**LISTED RECORDS**
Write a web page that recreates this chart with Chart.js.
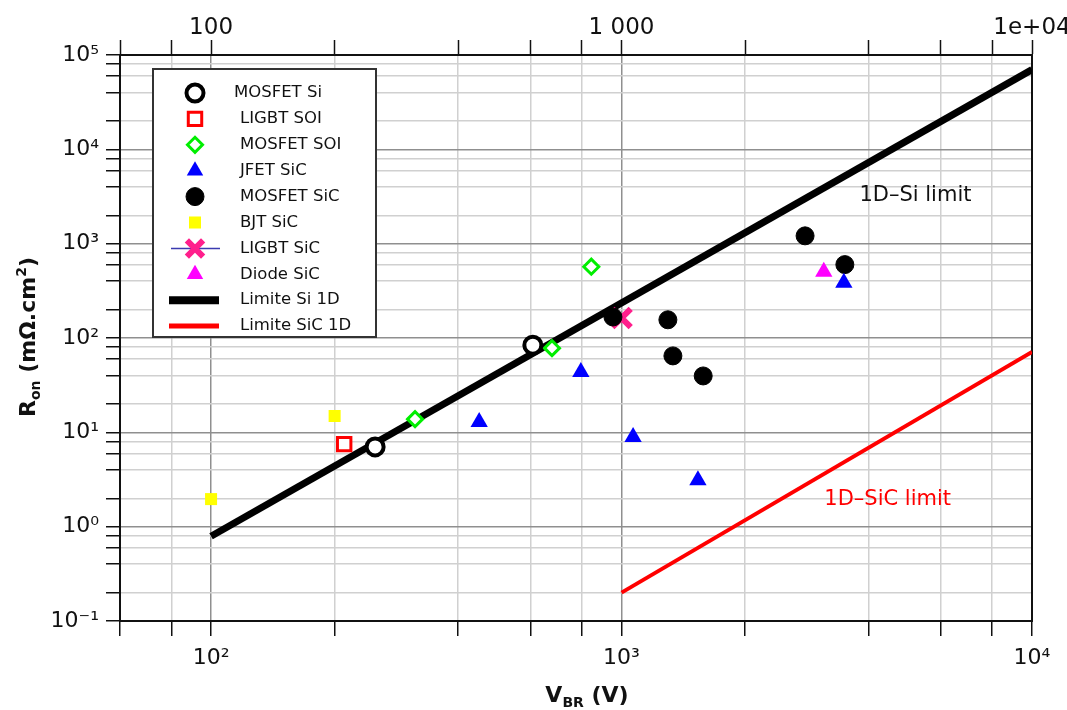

* * *

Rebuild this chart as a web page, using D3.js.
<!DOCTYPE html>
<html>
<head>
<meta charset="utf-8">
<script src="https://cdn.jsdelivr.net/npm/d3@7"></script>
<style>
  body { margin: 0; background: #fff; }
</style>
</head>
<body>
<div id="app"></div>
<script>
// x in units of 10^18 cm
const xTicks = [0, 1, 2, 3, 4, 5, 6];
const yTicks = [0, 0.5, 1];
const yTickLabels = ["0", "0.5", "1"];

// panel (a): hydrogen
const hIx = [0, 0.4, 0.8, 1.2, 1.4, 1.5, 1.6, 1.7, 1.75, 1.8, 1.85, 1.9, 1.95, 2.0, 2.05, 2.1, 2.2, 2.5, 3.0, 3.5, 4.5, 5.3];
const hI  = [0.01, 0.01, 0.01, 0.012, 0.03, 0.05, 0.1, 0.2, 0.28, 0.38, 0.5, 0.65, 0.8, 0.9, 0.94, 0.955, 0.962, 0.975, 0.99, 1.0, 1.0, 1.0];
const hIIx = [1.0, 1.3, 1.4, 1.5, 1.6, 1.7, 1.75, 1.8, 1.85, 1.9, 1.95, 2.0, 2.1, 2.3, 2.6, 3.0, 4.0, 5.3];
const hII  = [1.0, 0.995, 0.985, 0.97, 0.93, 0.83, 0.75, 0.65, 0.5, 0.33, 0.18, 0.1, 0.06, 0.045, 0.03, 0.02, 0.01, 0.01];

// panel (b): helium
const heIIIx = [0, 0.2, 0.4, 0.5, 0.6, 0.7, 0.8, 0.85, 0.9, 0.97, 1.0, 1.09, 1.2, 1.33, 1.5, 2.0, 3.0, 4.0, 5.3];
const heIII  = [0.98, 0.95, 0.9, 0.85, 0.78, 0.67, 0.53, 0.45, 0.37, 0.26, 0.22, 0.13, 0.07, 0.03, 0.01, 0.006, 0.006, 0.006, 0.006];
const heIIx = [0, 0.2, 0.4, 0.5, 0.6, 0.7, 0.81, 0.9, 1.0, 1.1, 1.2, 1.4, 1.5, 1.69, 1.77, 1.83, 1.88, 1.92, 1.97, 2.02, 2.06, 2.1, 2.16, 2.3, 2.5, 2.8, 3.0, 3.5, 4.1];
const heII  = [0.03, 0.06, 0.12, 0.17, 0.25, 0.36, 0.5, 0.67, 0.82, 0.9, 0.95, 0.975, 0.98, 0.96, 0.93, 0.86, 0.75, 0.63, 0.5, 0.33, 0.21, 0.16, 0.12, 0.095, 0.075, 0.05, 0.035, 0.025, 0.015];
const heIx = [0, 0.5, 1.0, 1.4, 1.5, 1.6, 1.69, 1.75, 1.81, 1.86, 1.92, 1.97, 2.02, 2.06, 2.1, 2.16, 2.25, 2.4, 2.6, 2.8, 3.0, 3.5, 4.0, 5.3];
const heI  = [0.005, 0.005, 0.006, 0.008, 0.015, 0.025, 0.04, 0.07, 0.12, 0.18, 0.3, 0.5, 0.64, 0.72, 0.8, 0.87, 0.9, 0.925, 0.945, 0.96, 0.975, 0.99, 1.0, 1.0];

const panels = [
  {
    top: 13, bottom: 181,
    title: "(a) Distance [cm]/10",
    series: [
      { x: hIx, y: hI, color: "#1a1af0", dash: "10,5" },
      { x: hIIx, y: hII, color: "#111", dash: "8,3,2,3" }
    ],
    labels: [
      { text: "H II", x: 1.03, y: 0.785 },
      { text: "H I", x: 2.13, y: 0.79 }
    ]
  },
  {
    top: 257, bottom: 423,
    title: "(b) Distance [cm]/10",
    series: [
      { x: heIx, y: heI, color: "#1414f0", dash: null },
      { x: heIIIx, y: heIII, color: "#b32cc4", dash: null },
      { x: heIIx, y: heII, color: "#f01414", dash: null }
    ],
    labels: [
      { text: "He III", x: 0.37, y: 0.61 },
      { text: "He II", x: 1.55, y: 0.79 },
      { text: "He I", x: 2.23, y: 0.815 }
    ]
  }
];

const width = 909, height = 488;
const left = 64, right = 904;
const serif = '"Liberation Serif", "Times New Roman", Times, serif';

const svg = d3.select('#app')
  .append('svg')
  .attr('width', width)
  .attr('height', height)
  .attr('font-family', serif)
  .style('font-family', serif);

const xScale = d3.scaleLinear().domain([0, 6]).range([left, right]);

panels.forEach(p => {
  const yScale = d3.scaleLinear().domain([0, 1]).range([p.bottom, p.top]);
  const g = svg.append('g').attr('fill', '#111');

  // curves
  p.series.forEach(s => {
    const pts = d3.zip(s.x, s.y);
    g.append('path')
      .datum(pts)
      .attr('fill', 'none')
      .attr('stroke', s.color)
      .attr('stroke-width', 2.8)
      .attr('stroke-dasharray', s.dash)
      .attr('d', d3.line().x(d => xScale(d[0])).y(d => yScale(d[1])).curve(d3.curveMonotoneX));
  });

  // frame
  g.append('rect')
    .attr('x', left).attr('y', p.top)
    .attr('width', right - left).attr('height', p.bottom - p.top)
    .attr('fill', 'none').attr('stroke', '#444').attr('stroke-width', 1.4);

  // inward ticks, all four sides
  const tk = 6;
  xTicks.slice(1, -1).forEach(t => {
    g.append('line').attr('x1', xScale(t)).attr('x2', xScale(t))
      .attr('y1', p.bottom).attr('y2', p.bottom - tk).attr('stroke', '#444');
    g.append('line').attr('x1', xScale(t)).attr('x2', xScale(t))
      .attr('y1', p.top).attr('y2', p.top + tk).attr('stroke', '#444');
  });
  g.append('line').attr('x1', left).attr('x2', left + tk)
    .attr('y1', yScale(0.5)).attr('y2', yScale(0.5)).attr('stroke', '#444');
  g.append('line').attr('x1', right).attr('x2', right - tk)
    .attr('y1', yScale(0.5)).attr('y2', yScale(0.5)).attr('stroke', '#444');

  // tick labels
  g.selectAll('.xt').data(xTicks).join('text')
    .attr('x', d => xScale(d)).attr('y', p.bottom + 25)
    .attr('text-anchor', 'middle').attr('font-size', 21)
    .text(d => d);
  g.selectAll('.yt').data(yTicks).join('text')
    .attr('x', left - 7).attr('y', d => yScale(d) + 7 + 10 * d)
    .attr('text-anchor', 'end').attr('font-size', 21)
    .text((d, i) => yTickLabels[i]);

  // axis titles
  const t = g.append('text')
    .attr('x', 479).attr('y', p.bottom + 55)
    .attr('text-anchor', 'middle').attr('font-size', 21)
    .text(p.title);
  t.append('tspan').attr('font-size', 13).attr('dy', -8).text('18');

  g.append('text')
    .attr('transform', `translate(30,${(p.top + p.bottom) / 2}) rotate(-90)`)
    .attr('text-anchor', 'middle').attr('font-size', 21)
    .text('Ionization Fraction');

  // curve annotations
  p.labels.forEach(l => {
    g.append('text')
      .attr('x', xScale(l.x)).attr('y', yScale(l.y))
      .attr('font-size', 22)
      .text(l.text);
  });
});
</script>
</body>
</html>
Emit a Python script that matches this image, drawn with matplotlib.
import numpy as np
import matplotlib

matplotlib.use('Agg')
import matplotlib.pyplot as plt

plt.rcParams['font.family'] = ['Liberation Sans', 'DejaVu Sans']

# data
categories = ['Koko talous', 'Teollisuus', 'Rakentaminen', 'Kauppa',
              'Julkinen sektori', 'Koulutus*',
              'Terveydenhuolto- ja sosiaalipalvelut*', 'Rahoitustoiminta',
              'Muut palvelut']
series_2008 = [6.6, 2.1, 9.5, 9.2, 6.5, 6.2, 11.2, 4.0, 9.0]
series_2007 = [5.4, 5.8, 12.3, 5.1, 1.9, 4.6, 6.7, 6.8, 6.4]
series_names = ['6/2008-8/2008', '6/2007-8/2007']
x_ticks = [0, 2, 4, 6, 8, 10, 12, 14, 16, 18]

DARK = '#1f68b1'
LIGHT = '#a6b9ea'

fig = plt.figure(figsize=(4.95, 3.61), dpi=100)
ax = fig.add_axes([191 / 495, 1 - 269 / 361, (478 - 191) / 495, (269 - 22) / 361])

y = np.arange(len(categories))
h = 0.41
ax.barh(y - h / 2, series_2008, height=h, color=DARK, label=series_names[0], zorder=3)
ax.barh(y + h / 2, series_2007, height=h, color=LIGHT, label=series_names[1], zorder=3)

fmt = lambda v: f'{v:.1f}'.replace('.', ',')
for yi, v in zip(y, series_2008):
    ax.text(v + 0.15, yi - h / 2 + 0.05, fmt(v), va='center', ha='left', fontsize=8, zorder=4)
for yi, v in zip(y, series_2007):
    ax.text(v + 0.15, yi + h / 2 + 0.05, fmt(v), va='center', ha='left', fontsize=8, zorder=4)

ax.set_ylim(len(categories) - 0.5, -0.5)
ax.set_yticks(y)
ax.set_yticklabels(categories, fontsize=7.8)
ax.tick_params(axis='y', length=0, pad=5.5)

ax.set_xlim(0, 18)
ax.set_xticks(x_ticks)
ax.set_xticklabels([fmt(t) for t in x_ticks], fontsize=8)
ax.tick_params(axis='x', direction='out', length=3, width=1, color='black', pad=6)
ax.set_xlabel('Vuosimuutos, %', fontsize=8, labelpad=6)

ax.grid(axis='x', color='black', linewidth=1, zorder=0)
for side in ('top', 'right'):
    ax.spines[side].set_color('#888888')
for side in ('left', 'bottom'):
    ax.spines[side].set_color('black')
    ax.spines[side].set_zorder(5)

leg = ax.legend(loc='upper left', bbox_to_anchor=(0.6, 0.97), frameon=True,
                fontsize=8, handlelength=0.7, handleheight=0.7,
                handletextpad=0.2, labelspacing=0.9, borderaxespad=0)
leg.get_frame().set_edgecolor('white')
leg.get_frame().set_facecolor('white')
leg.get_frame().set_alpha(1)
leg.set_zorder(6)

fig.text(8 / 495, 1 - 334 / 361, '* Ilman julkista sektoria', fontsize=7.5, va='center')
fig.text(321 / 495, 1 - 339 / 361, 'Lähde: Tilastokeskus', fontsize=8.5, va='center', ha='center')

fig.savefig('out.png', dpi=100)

...

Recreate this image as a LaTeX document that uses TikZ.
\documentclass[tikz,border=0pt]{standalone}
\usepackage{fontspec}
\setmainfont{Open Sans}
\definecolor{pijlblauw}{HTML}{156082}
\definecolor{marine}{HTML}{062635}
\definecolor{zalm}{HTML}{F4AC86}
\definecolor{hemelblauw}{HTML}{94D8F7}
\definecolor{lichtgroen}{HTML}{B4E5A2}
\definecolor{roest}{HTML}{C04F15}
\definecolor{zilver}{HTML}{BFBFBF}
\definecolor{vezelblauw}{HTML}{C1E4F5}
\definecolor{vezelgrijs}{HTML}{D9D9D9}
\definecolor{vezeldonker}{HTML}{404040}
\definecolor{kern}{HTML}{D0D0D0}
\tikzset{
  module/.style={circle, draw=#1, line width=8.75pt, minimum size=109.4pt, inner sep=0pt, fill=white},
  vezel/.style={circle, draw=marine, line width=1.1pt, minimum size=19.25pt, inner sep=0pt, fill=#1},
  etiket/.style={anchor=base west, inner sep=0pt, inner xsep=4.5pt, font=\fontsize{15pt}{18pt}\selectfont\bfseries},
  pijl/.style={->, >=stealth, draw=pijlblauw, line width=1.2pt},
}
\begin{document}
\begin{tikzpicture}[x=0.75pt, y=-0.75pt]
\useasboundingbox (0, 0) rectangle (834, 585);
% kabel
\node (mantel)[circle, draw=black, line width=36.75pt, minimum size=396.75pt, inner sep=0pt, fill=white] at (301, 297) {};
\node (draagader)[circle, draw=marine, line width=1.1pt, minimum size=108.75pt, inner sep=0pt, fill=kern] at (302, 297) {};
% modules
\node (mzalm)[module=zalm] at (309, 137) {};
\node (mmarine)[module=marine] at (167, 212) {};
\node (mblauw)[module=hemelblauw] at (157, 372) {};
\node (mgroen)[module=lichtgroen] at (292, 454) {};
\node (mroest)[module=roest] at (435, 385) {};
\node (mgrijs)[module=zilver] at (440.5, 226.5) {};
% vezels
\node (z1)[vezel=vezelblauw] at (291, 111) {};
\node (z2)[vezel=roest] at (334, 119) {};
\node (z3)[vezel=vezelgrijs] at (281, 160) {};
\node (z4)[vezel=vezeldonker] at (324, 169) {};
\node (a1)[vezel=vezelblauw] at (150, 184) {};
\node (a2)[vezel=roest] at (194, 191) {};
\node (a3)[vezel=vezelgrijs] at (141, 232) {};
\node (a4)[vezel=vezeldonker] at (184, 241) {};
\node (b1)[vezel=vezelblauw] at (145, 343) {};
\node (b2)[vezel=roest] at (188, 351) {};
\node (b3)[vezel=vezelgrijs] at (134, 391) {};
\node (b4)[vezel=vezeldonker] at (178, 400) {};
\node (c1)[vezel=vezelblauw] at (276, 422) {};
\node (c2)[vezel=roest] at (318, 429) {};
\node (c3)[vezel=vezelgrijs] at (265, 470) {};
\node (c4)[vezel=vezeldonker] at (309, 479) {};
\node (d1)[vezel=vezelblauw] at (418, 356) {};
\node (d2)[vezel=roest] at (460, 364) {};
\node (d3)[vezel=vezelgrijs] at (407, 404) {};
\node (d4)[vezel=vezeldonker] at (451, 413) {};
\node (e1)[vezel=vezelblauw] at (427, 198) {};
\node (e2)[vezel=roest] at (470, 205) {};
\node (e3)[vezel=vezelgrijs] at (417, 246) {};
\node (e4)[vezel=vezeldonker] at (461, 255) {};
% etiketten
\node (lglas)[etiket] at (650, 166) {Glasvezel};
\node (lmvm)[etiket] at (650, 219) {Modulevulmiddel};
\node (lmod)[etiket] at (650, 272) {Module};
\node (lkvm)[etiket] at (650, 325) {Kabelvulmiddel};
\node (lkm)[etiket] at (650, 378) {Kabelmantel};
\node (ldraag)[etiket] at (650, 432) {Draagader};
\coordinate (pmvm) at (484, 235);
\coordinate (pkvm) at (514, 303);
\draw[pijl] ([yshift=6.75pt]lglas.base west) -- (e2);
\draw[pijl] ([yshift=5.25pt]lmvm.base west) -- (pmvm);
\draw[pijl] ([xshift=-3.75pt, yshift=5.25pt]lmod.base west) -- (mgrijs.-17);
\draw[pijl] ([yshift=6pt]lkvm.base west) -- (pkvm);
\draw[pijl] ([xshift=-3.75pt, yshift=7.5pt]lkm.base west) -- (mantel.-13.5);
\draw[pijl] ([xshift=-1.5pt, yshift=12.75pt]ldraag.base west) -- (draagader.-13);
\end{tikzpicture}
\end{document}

**EXERCISE OBJECTIVE**
Count the lines that hold the string "matplotlib", and reply with that number alone.

**EXERCISE SOLUTION**
4